### Given instruction:
The data below needs to be returned exactly, line for line.

Records:
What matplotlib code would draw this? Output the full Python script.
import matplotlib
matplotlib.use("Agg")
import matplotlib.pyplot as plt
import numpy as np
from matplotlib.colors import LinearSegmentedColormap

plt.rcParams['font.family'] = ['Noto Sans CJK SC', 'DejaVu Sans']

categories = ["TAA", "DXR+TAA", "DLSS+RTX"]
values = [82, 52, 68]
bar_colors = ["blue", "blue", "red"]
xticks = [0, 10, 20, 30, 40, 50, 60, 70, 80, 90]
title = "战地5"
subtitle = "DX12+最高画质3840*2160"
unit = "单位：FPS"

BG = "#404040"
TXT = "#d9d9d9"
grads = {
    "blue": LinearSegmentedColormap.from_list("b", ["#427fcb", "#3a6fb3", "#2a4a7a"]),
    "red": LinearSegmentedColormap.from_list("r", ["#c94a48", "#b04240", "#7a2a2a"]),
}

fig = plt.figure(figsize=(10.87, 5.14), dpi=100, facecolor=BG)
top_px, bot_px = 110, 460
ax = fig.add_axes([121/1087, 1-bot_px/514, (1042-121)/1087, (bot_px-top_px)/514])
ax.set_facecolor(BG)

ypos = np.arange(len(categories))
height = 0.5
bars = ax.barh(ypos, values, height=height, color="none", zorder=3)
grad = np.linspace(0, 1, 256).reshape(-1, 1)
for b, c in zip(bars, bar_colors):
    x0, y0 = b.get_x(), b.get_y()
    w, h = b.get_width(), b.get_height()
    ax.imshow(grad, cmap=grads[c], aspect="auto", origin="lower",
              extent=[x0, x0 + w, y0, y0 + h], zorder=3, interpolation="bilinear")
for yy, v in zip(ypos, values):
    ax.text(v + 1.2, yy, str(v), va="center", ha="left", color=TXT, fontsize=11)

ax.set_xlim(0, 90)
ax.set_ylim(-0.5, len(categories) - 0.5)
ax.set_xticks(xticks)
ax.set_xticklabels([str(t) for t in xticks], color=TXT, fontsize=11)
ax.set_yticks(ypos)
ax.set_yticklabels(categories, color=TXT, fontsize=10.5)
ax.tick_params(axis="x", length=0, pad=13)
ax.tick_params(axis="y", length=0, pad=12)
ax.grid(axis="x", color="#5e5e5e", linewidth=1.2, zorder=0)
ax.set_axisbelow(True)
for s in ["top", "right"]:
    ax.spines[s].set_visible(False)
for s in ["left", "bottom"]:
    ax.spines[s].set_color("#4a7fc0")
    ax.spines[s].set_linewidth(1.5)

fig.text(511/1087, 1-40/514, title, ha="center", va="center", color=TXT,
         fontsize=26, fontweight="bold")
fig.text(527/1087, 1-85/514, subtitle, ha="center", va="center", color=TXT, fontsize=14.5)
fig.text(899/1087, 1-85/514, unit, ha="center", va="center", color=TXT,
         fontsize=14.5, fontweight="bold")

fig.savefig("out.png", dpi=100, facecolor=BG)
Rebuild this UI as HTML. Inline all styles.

### Full response:
What matplotlib code would draw this? Output the full Python script.
import matplotlib
matplotlib.use("Agg")
import matplotlib.pyplot as plt
import numpy as np
from matplotlib.colors import LinearSegmentedColormap

plt.rcParams['font.family'] = ['Noto Sans CJK SC', 'DejaVu Sans']

categories = ["TAA", "DXR+TAA", "DLSS+RTX"]
values = [82, 52, 68]
bar_colors = ["blue", "blue", "red"]
xticks = [0, 10, 20, 30, 40, 50, 60, 70, 80, 90]
title = "战地5"
subtitle = "DX12+最高画质3840*2160"
unit = "单位：FPS"

BG = "#404040"
TXT = "#d9d9d9"
grads = {
    "blue": LinearSegmentedColormap.from_list("b", ["#427fcb", "#3a6fb3", "#2a4a7a"]),
    "red": LinearSegmentedColormap.from_list("r", ["#c94a48", "#b04240", "#7a2a2a"]),
}

fig = plt.figure(figsize=(10.87, 5.14), dpi=100, facecolor=BG)
top_px, bot_px = 110, 460
ax = fig.add_axes([121/1087, 1-bot_px/514, (1042-121)/1087, (bot_px-top_px)/514])
ax.set_facecolor(BG)

ypos = np.arange(len(categories))
height = 0.5
bars = ax.barh(ypos, values, height=height, color="none", zorder=3)
grad = np.linspace(0, 1, 256).reshape(-1, 1)
for b, c in zip(bars, bar_colors):
    x0, y0 = b.get_x(), b.get_y()
    w, h = b.get_width(), b.get_height()
    ax.imshow(grad, cmap=grads[c], aspect="auto", origin="lower",
              extent=[x0, x0 + w, y0, y0 + h], zorder=3, interpolation="bilinear")
for yy, v in zip(ypos, values):
    ax.text(v + 1.2, yy, str(v), va="center", ha="left", color=TXT, fontsize=11)

ax.set_xlim(0, 90)
ax.set_ylim(-0.5, len(categories) - 0.5)
ax.set_xticks(xticks)
ax.set_xticklabels([str(t) for t in xticks], color=TXT, fontsize=11)
ax.set_yticks(ypos)
ax.set_yticklabels(categories, color=TXT, fontsize=10.5)
ax.tick_params(axis="x", length=0, pad=13)
ax.tick_params(axis="y", length=0, pad=12)
ax.grid(axis="x", color="#5e5e5e", linewidth=1.2, zorder=0)
ax.set_axisbelow(True)
for s in ["top", "right"]:
    ax.spines[s].set_visible(False)
for s in ["left", "bottom"]:
    ax.spines[s].set_color("#4a7fc0")
    ax.spines[s].set_linewidth(1.5)

fig.text(511/1087, 1-40/514, title, ha="center", va="center", color=TXT,
         fontsize=26, fontweight="bold")
fig.text(527/1087, 1-85/514, subtitle, ha="center", va="center", color=TXT, fontsize=14.5)
fig.text(899/1087, 1-85/514, unit, ha="center", va="center", color=TXT,
         fontsize=14.5, fontweight="bold")

fig.savefig("out.png", dpi=100, facecolor=BG)
Rebuild this UI as HTML. Inline all styles.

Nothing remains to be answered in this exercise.